Blossoc is a haplotype method that tries to infer the local genealogy in a region and then examines the clustering of phenotypes on this genealogy. The problem with such an approach is that you really need an entire region to replicate to try to do the same trick in the replication population. This means typing a lot of markers in the replication sample (expensive) and potentially correcting for a lot of tests (reducing power). It is not really the way to go.

We extended Blossoc to output what it considers the most important SNPs in the genealogy inference in each interesting region. This should contain the most important SNPs in the regions for the replication, and gave us 2-6 SNPs per candidate region (with only 43 SNPs all in all for three diseases, so not a small reduction).

We have typed these SNPs in the replication population, but now we need to figure out how to try to replicate the findings with only that.

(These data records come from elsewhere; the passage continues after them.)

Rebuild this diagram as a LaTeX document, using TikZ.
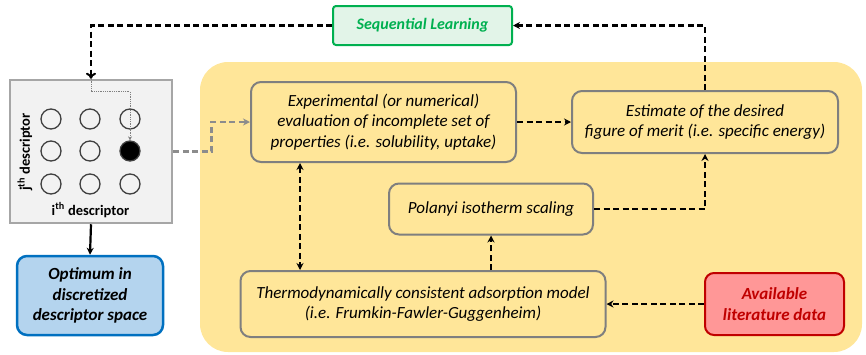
\documentclass[tikz,border=0pt]{standalone}
\usepackage{fontspec}
\setmainfont{Carlito}
\usetikzlibrary{arrows.meta}
\definecolor{bgyellow}{HTML}{FFE699}
\definecolor{boxgray}{HTML}{7F7F7F}
\definecolor{gridgray}{HTML}{A6A6A6}
\definecolor{gridfill}{HTML}{F2F2F2}
\definecolor{slgreen}{HTML}{00B050}
\definecolor{slfill}{HTML}{E2F4E8}
\definecolor{optblue}{HTML}{0070C0}
\definecolor{optfill}{HTML}{B4D4EE}
\definecolor{avred}{HTML}{C00000}
\definecolor{avfill}{HTML}{FF9797}
\definecolor{circgray}{HTML}{404040}
\definecolor{dashgray}{HTML}{8C8C8C}
\tikzset{
  ybox/.style={draw=boxgray, line width=2pt, fill=bgyellow, rounded corners=10pt, align=center,
    font=\fontsize{17}{20.5}\selectfont\itshape, inner sep=0pt},
  dline/.style={draw=black, line width=2.2pt, dash pattern=on 6pt off 3.5pt},
  gline/.style={draw=dashgray, line width=2.5pt, dash pattern=on 6pt off 3.5pt},
  tip/.style={-{Stealth[length=7pt,width=7pt]}},
  dot/.style={circle, draw=circgray, line width=1.3pt, minimum size=20pt, inner sep=0pt},
}
\begin{document}
\begin{tikzpicture}[x=1pt,y=-1pt]
\useasboundingbox (0,0) rectangle (866,354);
\fill[bgyellow, rounded corners=28pt] (200,62) rectangle (862,352);

% grid box
\node[draw=gridgray, fill=gridfill, line width=2.5pt, minimum width=162pt, minimum height=143pt, inner sep=0pt] (grid) at (91,151.5) {};
\node[dot] (c11) at (51,119) {};
\node[dot] (c12) at (90,119) {};
\node[dot] (c13) at (130,119) {};
\node[dot] (c21) at (51,151) {};
\node[dot] (c22) at (90,151) {};
\node[dot, fill=black] (c23) at (130,151) {};
\node[dot] (c31) at (51,184) {};
\node[dot] (c32) at (90,184) {};
\node[dot] (c33) at (130,184) {};
\node[rotate=90, font=\fontsize{14.5}{16}\selectfont\bfseries, inner sep=0pt] (jlab) at (25,152) {j\textsuperscript{th} descriptor};
\node[font=\fontsize{14.5}{16}\selectfont\bfseries, inner sep=0pt] (ilab) at (90.5,210) {i\textsuperscript{th} descriptor};

% boxes
\node[draw=slgreen, fill=slfill, line width=2pt, rounded corners=3pt, minimum width=179pt, minimum height=39pt, inner sep=0pt,
  text=slgreen, font=\fontsize{16}{18}\selectfont\bfseries\itshape] (sl) at (422.5,25.5) {Sequential Learning};
\node[ybox, minimum width=265pt, minimum height=80pt] (exp) at (383.5,122) {Experimental (or numerical)\\evaluation of incomplete set of\\properties (i.e. solubility, uptake)};
\node[ybox, minimum width=266pt, minimum height=62pt] (est) at (705,122) {Estimate of the desired\\figure of merit (i.e. specific energy)};
\node[ybox, minimum width=204pt, minimum height=51pt] (pol) at (491,209) {Polanyi isotherm scaling};
\node[ybox, minimum width=365pt, minimum height=66pt] (thermo) at (423,304) {Thermodynamically consistent adsorption model\\(i.e. Frumkin-Fawler-Guggenheim)};
\node[draw=avred, fill=avfill, line width=2pt, rounded corners=9pt, minimum width=139pt, minimum height=62pt, inner sep=0pt, align=center,
  text=avred, font=\fontsize{17}{20.5}\selectfont\bfseries\itshape] (av) at (774.5,304) {Available\\literature data};
\node[draw=optblue, fill=optfill, line width=2.5pt, rounded corners=10pt, minimum width=146pt, minimum height=79pt, inner sep=0pt, align=center,
  font=\fontsize{17}{20.5}\selectfont\bfseries\itshape] (opt) at (90,295.5) {Optimum in\\discretized\\descriptor space};

\coordinate (x300) at (300,0);

% connectors
\draw[dline, -{To[length=6pt,width=10pt,line width=2pt]}] (sl.west) -| (grid.north);
\draw[dline, tip] (est.north) |- (sl.east);
\draw[line width=2.2pt, tip] (grid.south) -- (opt.north);
\draw[gline, -{Stealth[length=7pt,width=7pt]}] (grid.east) -- ++(38,0) |- (exp.west);
\draw[dline, tip] (exp.east) -- (est.west);
\draw[dline, {Stealth[length=7pt,width=7pt]}-{Stealth[length=7pt,width=7pt]}] (exp.south -| x300) -- (thermo.north -| x300);
\draw[dline, tip] (thermo.north -| pol.south) -- (pol.south);
\draw[dline, tip] (pol.east) -| (est.south);
\draw[dline, tip] (av.west) -- (thermo.east);
\draw[draw=gray, line width=0.8pt, densely dotted, -{Stealth[length=4pt,width=4pt]}] (grid.north) -- ++(0,13) -| (c23.north);
\end{tikzpicture}
\end{document}
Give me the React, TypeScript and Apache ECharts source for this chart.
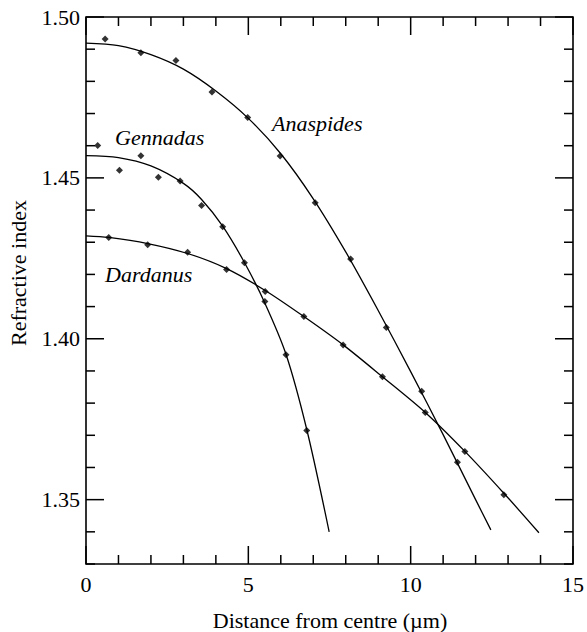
import React, { useEffect, useRef } from "react";
import * as echarts from "echarts";

// Axis ranges and tick values
const X_MIN = 0;
const X_MAX = 15;
const Y_MIN = 1.33;
const Y_MAX = 1.5;
const xLabelValues = [0, 5, 10, 15];
const xTickValues = [0, 1, 2, 3, 4, 5, 6, 7, 8, 9, 10, 11, 12, 13, 14, 15];
const yLabelValues = [1.35, 1.4, 1.45, 1.5];
const yTickValues = [
  1.33, 1.34, 1.35, 1.36, 1.37, 1.38, 1.39, 1.4, 1.41, 1.42, 1.43, 1.44, 1.45, 1.46, 1.47, 1.48, 1.49, 1.5,
];

// Measured points
const anaspidesPoints = [
  [0.59, 1.4932], [1.69, 1.4889], [2.77, 1.4865], [3.88, 1.4767], [4.98, 1.4688],
  [5.98, 1.4568], [7.06, 1.4423], [8.15, 1.4248], [9.25, 1.4035], [10.34, 1.3837], [11.44, 1.3616],
];
const gennadasPoints = [
  [0.36, 1.4601], [1.03, 1.4524], [1.69, 1.4569], [2.23, 1.4502], [2.9, 1.449], [3.56, 1.4414],
  [4.21, 1.4348], [4.88, 1.4236], [5.51, 1.4116], [6.16, 1.395], [6.8, 1.3715],
];
const dardanusPoints = [
  [0.7, 1.4315], [1.9, 1.4292], [3.13, 1.4269], [4.33, 1.4215], [5.52, 1.4147], [6.71, 1.4069],
  [7.92, 1.3981], [9.13, 1.3882], [10.45, 1.3771], [11.67, 1.365], [12.87, 1.3515],
];

// Fitted curves
const anaspidesCurve = [
  [0, 1.4919], [1, 1.4911], [2, 1.4883], [3, 1.4838], [4, 1.477], [5, 1.4685], [6, 1.4575],
  [7, 1.4435], [8, 1.427], [9, 1.4088], [10, 1.3898], [11, 1.3702], [12, 1.35], [12.47, 1.3406],
];
const gennadasCurve = [
  [0, 1.4569], [1, 1.4563], [2, 1.4537], [3, 1.4483], [3.56, 1.4433], [4.21, 1.435], [4.88, 1.4237],
  [5.5, 1.4113], [6.16, 1.3952], [6.8, 1.3718], [7.49, 1.34],
];
const dardanusCurve = [
  [0, 1.432], [0.7, 1.4315], [1.9, 1.4296], [3.13, 1.4265], [4.33, 1.4218], [5.52, 1.415],
  [6.71, 1.4069], [7.92, 1.3981], [9.13, 1.3882], [10.45, 1.3771], [11.67, 1.365], [12.87, 1.352],
  [13.95, 1.3397],
];

const FONT = "Liberation Serif";
const BLACK = "#000";

const isMajor = (v: number, list: number[]) => list.some((l) => Math.abs(l - v) < 1e-9);

// [value, kind (0 = x tick, 1 = y tick, 2 = frame), major flag]
const frameData = [
  ...xTickValues.map((v) => [v, 0, isMajor(v, xLabelValues) ? 1 : 0]),
  ...yTickValues.map((v) => [v, 1, isMajor(v, yLabelValues) ? 1 : 0]),
  [X_MIN, 2, 0],
];

function renderFrame(params: any, api: any) {
  const v = api.value(0);
  const kind = api.value(1);
  const len = api.value(2) === 1 ? 18 : 9;
  const style = { stroke: BLACK, lineWidth: 1.5, fill: "none" };
  if (kind === 0) {
    const b = api.coord([v, Y_MIN]);
    const t = api.coord([v, Y_MAX]);
    return {
      type: "group",
      children: [
        { type: "line", shape: { x1: b[0], y1: b[1], x2: b[0], y2: b[1] - len }, style },
        { type: "line", shape: { x1: t[0], y1: t[1], x2: t[0], y2: t[1] + len }, style },
      ],
    };
  }
  if (kind === 1) {
    const l = api.coord([X_MIN, v]);
    const r = api.coord([X_MAX, v]);
    return {
      type: "group",
      children: [
        { type: "line", shape: { x1: l[0], y1: l[1], x2: l[0] + len, y2: l[1] }, style },
        { type: "line", shape: { x1: r[0], y1: r[1], x2: r[0] - len, y2: r[1] }, style },
      ],
    };
  }
  const tl = api.coord([X_MIN, Y_MAX]);
  const br = api.coord([X_MAX, Y_MIN]);
  return {
    type: "rect",
    shape: { x: tl[0], y: tl[1], width: br[0] - tl[0], height: br[1] - tl[1] },
    style: { stroke: BLACK, lineWidth: 1.6, fill: "none" },
  };
}

function lineSeries(name: string, data: number[][]) {
  return {
    name,
    type: "line",
    data,
    smooth: 0.3,
    showSymbol: false,
    lineStyle: { color: BLACK, width: 1.3 },
    itemStyle: { color: BLACK },
    z: 3,
  };
}

function pointSeries(name: string, data: number[][]) {
  return {
    name,
    type: "scatter",
    data,
    symbol: "diamond",
    symbolSize: 7,
    itemStyle: { color: BLACK },
    z: 4,
  };
}

function label(text: string, left: number, top: number) {
  return {
    type: "text",
    left,
    top,
    style: { text, font: `italic 22px "${FONT}"`, fill: BLACK },
  };
}

export default function App() {
  const ref = useRef<HTMLDivElement>(null);
  useEffect(() => {
    document.body.style.margin = "0";
    if (!ref.current) return;
    const chart = echarts.init(ref.current, undefined, { renderer: "svg" });
    chart.setOption({
      animation: false,
      grid: { left: 86, right: 14, top: 17, bottom: 68, outerBoundsMode: "none" },
      xAxis: {
        type: "value",
        min: X_MIN,
        max: X_MAX,
        interval: 5,
        axisLine: { show: false },
        axisTick: { show: false },
        splitLine: { show: false },
        axisLabel: { color: BLACK, fontSize: 22, fontFamily: FONT, margin: 9 },
      },
      yAxis: {
        type: "value",
        min: Y_MIN,
        max: Y_MAX,
        interval: 0.01,
        axisLine: { show: false },
        axisTick: { show: false },
        splitLine: { show: false },
        axisLabel: {
          customValues: yLabelValues.slice(),
          formatter: (v: number) => v.toFixed(2),
          color: BLACK,
          fontSize: 22,
          fontFamily: FONT,
          margin: 6,
        },
      },
      series: [
        {
          name: "frame",
          type: "custom",
          data: frameData,
          renderItem: renderFrame,
          silent: true,
          clip: false,
          z: 5,
        },
        lineSeries("Anaspides curve", anaspidesCurve),
        lineSeries("Gennadas curve", gennadasCurve),
        lineSeries("Dardanus curve", dardanusCurve),
        pointSeries("Anaspides", anaspidesPoints),
        pointSeries("Gennadas", gennadasPoints),
        pointSeries("Dardanus", dardanusPoints),
      ],
      graphic: [
        label("Anaspides", 272, 112),
        label("Gennadas", 115, 126),
        label("Dardanus", 105, 263),
        {
          type: "text",
          x: 330,
          y: 620,
          style: {
            text: "Distance from centre (µm)",
            font: `22px "${FONT}"`,
            fill: BLACK,
            align: "center",
            verticalAlign: "middle",
          },
        },
        {
          type: "text",
          x: 18,
          y: 273,
          rotation: Math.PI / 2,
          style: {
            text: "Refractive index",
            font: `22px "${FONT}"`,
            fill: BLACK,
            align: "center",
            verticalAlign: "middle",
          },
        },
      ],
    });
    return () => chart.dispose();
  }, []);
  return <div ref={ref} style={{ width: 587, height: 632 }} />;
}
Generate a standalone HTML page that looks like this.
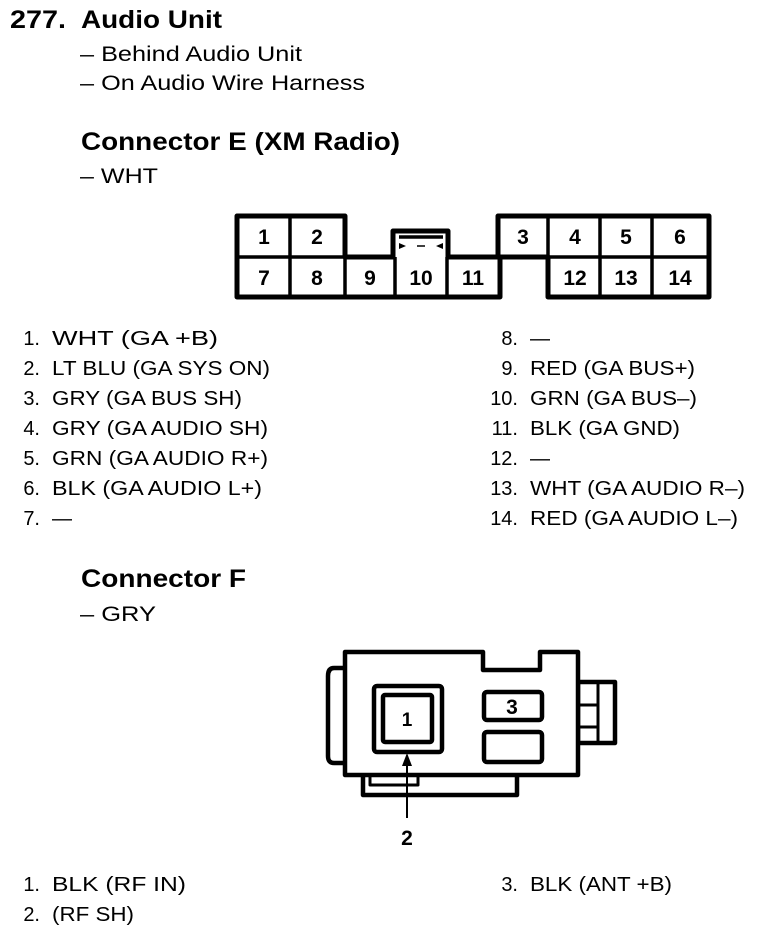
<!DOCTYPE html>
<html><head><meta charset="utf-8"><style>
html,body{margin:0;padding:0;background:#fff;}
svg{display:block;}
text{font-family:"Liberation Sans",Arial,sans-serif;fill:#000;}
.b{font-weight:bold;}
.t{font-size:21px;}
.l{font-size:20px;}
</style></head><body>
<svg width="768" height="936" viewBox="0 0 768 936" xmlns="http://www.w3.org/2000/svg">
<text x="10" y="28" class="b" font-size="25" textLength="56" lengthAdjust="spacingAndGlyphs">277.</text>
<text x="81" y="28" class="b" font-size="25" textLength="141" lengthAdjust="spacingAndGlyphs">Audio Unit</text>
<text x="80" y="61" class="t" textLength="222" lengthAdjust="spacingAndGlyphs">– Behind Audio Unit</text>
<text x="80" y="90" class="t" textLength="285" lengthAdjust="spacingAndGlyphs">– On Audio Wire Harness</text>
<text x="81" y="150" class="b" font-size="25" textLength="319" lengthAdjust="spacingAndGlyphs">Connector E (XM Radio)</text>
<text x="80" y="183" class="t" textLength="78" lengthAdjust="spacingAndGlyphs">– WHT</text>

<!-- Connector E -->
<g fill="none" stroke="#000" stroke-width="5" stroke-linejoin="round">
<path d="M237,216 H345 V257 H393 V231 H448 V257 H498 V216 H709 V297 H548 V257 H500 V297 H237 Z" fill="#fff"/>
<g stroke-width="3.5">
<line x1="237" y1="257" x2="345" y2="257"/>
<line x1="498" y1="257" x2="709" y2="257"/>
<line x1="290" y1="216" x2="290" y2="297"/>
<line x1="345" y1="257" x2="345" y2="297"/>
<line x1="395" y1="257" x2="395" y2="297"/>
<line x1="447" y1="257" x2="447" y2="297"/>
<line x1="500" y1="257" x2="500" y2="297"/>
<line x1="548" y1="216" x2="548" y2="297"/>
<line x1="600" y1="216" x2="600" y2="297"/>
<line x1="652" y1="216" x2="652" y2="297"/>
<line x1="399" y1="237" x2="443" y2="237"/>
</g>
</g>
<path d="M399,243 l7,3 l-7,3z M443,243 l-7,3 l7,3z" fill="#000"/>
<line x1="417" y1="246" x2="425" y2="246" stroke="#000" stroke-width="1.5"/>
<g class="b" font-size="21" text-anchor="middle">
<text x="264" y="244">1</text><text x="317" y="244">2</text>
<text x="523" y="244">3</text><text x="575" y="244">4</text><text x="626" y="244">5</text><text x="680" y="244">6</text>
<text x="264" y="285">7</text><text x="317" y="285">8</text><text x="370" y="285">9</text><text x="421" y="285">10</text><text x="473" y="285">11</text>
<text x="575" y="285">12</text><text x="626" y="285">13</text><text x="680" y="285">14</text>
</g>

<!-- Lists E -->
<g class="l" text-anchor="end">
<text x="40" y="345">1.</text><text x="40" y="375">2.</text><text x="40" y="405">3.</text><text x="40" y="435">4.</text><text x="40" y="465">5.</text><text x="40" y="495">6.</text><text x="40" y="525">7.</text>
<text x="518" y="345">8.</text><text x="518" y="375">9.</text><text x="518" y="405">10.</text><text x="518" y="435">11.</text><text x="518" y="465">12.</text><text x="518" y="495">13.</text><text x="518" y="525">14.</text>
</g>
<g class="l">
<text x="52" y="345" textLength="166" lengthAdjust="spacingAndGlyphs">WHT (GA +B)</text>
<text x="52" y="375" textLength="218" lengthAdjust="spacingAndGlyphs">LT BLU (GA SYS ON)</text>
<text x="52" y="405" textLength="190" lengthAdjust="spacingAndGlyphs">GRY (GA BUS SH)</text>
<text x="52" y="435" textLength="216" lengthAdjust="spacingAndGlyphs">GRY (GA AUDIO SH)</text>
<text x="52" y="465" textLength="216" lengthAdjust="spacingAndGlyphs">GRN (GA AUDIO R+)</text>
<text x="52" y="495" textLength="210" lengthAdjust="spacingAndGlyphs">BLK (GA AUDIO L+)</text>
<text x="52" y="525">—</text>
<text x="530" y="345">—</text>
<text x="530" y="375" textLength="165" lengthAdjust="spacingAndGlyphs">RED (GA BUS+)</text>
<text x="530" y="405" textLength="167" lengthAdjust="spacingAndGlyphs">GRN (GA BUS–)</text>
<text x="530" y="435" textLength="150" lengthAdjust="spacingAndGlyphs">BLK (GA GND)</text>
<text x="530" y="465">—</text>
<text x="530" y="495" textLength="215" lengthAdjust="spacingAndGlyphs">WHT (GA AUDIO R–)</text>
<text x="530" y="525" textLength="208" lengthAdjust="spacingAndGlyphs">RED (GA AUDIO L–)</text>
</g>

<text x="81" y="587" class="b" font-size="25" textLength="165" lengthAdjust="spacingAndGlyphs">Connector F</text>
<text x="80" y="621" class="t" textLength="76" lengthAdjust="spacingAndGlyphs">– GRY</text>

<!-- Connector F -->
<g fill="#fff" stroke="#000" stroke-width="4.5" stroke-linejoin="round">
<path d="M363,775 V795 H517 V775"/>
<rect x="370" y="775" width="48" height="10" stroke-width="3"/>
<path d="M345,668 H334 Q328,668 328,676 V756 Q328,763 334,763 H345"/>
<rect x="578" y="682" width="37" height="61"/>
<line x1="598" y1="682" x2="598" y2="743" stroke-width="3"/>
<line x1="578" y1="705" x2="598" y2="705" stroke-width="3"/>
<line x1="578" y1="727" x2="598" y2="727" stroke-width="3"/>
<path d="M345,652 H483 V670 H540 V652 H578 V775 H345 Z"/>
<rect x="374" y="686" width="68" height="66" rx="3"/>
<rect x="383" y="695" width="49" height="47" rx="2"/>
<rect x="484" y="692" width="58" height="28" rx="3"/>
<rect x="484" y="732" width="58" height="30" rx="3"/>
</g>
<line x1="407" y1="818" x2="407" y2="762" stroke="#000" stroke-width="2"/>
<path d="M407,753 L402,766 L412,766 Z" fill="#000"/>
<text x="407" y="726" class="b" font-size="19" text-anchor="middle">1</text>
<text x="512" y="714" class="b" font-size="21" text-anchor="middle">3</text>
<text x="407" y="845" class="b" font-size="21" text-anchor="middle">2</text>

<g class="l">
<text x="40" y="891" text-anchor="end">1.</text>
<text x="40" y="921" text-anchor="end">2.</text>
<text x="518" y="891" text-anchor="end">3.</text>
<text x="52" y="891" textLength="134" lengthAdjust="spacingAndGlyphs">BLK (RF IN)</text>
<text x="52" y="921" textLength="82" lengthAdjust="spacingAndGlyphs">(RF SH)</text>
<text x="530" y="891" textLength="142" lengthAdjust="spacingAndGlyphs">BLK (ANT +B)</text>
</g>
</svg>
</body></html>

It goes without saying that we need to decide exactly what to test for based on the original data. If we start searching for significant signals in the new data we are no longer replicating but data trawling and the risk of false positives drastically increases.

I have a program for listing all haplotype patterns in a data set and testing them for association, and I can run that on the old data to pick the patterns to test for in the new data.  There is a tradeoff, though, between association scores and the complexity of the pattern.  There is bound to be some overfitting in the old data, and we want to avoid that in the patterns to replicate.

It is a tricky problem...